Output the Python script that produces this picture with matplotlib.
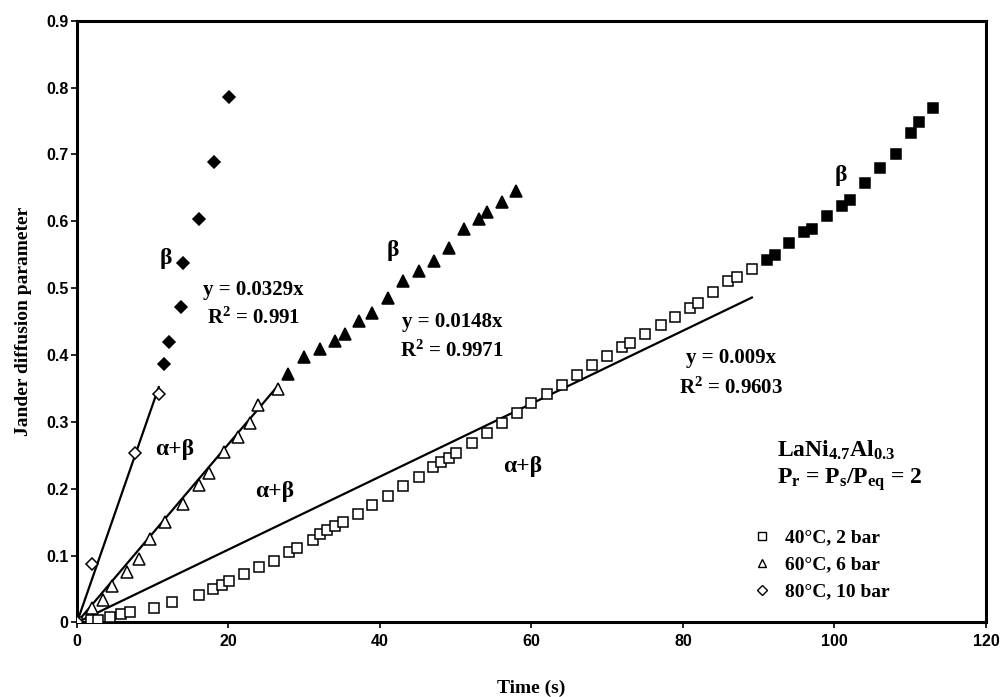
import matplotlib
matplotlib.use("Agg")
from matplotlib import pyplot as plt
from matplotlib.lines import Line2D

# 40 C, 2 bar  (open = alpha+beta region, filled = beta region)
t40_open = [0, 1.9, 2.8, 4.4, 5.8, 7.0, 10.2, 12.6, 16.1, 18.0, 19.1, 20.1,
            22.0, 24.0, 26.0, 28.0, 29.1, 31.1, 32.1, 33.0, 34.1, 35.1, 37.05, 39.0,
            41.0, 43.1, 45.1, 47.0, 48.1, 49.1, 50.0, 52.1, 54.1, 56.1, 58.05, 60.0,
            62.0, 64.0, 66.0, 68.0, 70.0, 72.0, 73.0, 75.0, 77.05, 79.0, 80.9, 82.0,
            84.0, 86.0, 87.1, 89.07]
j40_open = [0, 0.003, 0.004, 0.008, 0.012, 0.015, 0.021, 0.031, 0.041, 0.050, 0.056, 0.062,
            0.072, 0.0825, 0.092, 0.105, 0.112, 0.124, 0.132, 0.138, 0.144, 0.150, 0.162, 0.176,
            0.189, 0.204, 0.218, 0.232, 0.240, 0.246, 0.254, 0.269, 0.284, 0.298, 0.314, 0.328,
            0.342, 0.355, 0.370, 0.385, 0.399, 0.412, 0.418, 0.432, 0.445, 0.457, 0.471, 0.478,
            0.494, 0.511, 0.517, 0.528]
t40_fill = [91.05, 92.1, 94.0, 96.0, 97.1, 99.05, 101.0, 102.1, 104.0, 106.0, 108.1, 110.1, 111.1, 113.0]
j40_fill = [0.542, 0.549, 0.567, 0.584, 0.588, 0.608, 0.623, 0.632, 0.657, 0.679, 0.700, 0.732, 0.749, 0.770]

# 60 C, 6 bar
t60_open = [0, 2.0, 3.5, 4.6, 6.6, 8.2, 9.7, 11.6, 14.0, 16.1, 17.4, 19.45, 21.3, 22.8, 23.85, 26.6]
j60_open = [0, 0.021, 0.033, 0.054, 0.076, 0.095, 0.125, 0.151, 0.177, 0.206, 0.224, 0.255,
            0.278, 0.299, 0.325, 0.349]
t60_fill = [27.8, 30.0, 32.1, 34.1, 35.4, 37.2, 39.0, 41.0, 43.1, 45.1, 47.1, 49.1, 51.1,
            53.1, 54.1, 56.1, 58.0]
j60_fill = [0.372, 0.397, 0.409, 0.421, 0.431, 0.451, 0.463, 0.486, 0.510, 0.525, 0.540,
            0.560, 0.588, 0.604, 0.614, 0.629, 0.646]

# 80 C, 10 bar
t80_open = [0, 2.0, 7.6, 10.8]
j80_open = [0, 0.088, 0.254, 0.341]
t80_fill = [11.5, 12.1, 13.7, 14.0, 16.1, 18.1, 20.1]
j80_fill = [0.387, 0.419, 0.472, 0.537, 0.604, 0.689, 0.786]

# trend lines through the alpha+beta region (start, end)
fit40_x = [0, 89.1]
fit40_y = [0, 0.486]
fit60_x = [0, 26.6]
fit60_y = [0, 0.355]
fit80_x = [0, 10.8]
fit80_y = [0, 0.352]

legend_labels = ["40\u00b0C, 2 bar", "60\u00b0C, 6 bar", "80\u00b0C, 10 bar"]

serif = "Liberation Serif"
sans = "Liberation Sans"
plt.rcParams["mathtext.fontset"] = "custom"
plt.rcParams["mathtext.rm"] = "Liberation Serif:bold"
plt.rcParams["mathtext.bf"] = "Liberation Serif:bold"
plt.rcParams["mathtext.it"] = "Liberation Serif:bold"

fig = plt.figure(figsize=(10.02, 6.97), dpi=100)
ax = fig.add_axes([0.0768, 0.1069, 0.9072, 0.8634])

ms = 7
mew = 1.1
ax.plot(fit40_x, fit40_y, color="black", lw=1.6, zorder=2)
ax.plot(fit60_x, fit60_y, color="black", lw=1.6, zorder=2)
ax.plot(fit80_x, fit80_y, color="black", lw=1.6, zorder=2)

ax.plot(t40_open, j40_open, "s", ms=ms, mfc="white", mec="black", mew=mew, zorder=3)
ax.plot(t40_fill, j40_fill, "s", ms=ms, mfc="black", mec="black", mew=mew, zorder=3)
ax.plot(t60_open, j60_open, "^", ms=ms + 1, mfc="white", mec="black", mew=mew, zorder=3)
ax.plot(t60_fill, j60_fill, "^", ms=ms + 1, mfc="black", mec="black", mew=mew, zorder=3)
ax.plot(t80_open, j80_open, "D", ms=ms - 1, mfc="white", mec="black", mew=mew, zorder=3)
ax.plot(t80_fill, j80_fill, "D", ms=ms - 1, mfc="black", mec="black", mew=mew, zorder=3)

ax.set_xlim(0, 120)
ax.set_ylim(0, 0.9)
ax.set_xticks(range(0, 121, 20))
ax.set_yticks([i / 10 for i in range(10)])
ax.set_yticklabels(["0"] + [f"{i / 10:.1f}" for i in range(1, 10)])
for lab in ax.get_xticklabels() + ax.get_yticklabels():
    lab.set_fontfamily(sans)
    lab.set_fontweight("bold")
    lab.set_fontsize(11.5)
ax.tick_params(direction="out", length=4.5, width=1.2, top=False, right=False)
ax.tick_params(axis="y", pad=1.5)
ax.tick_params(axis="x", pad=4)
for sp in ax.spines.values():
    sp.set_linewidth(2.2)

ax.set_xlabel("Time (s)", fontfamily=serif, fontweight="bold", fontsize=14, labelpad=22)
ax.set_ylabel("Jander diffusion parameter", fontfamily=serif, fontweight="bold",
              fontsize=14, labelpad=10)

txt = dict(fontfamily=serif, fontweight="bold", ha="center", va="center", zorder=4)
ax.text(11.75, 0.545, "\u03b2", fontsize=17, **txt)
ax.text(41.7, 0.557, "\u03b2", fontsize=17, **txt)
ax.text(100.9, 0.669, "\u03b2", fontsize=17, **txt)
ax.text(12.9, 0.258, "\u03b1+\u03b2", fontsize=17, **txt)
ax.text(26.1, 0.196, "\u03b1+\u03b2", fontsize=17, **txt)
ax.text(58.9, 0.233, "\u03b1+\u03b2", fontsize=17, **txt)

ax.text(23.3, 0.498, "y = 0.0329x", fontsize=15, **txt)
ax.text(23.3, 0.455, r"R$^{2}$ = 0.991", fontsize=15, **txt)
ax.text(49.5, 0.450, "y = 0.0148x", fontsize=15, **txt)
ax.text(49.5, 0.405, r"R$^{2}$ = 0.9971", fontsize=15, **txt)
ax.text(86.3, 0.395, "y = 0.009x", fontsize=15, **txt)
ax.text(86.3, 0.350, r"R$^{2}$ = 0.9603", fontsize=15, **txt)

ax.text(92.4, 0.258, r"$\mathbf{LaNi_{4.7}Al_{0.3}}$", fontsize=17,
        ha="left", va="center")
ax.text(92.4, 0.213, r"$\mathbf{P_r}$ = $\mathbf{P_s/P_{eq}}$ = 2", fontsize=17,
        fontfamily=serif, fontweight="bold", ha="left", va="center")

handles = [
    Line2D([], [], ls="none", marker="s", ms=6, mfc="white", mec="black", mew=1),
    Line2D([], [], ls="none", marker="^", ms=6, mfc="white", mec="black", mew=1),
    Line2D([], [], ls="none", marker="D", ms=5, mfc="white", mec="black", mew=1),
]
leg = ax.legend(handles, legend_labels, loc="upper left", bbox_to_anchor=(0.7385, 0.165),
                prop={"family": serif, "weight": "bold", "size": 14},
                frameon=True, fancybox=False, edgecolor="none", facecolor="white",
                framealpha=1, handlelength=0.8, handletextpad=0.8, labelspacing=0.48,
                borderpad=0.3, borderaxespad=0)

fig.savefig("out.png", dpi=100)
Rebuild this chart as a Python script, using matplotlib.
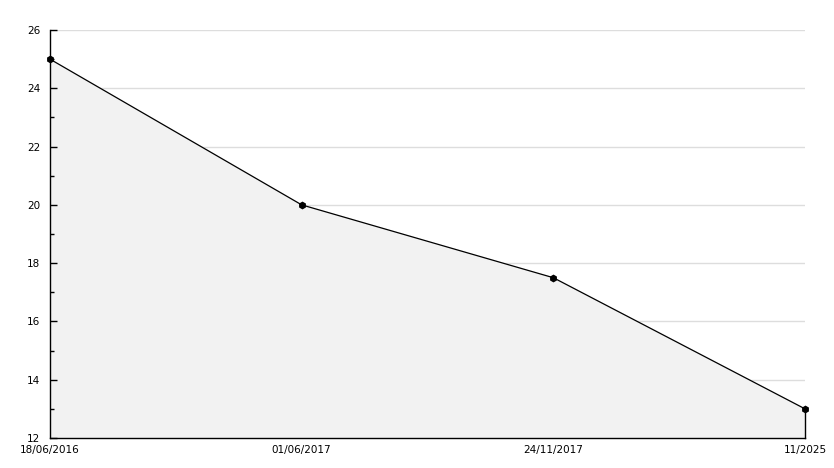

════════════════════

**AIM:**
Return only the lines from the start of the data through the line that contains "from matplotlib.lines import Line2D", please, copying them exactly and omitting all pictures.

**OUTPUT OF THE TASK:**
Output the Python script that produces this picture with matplotlib.
import matplotlib
matplotlib.use("Agg")
from matplotlib import pyplot as plt
from matplotlib.lines import Line2D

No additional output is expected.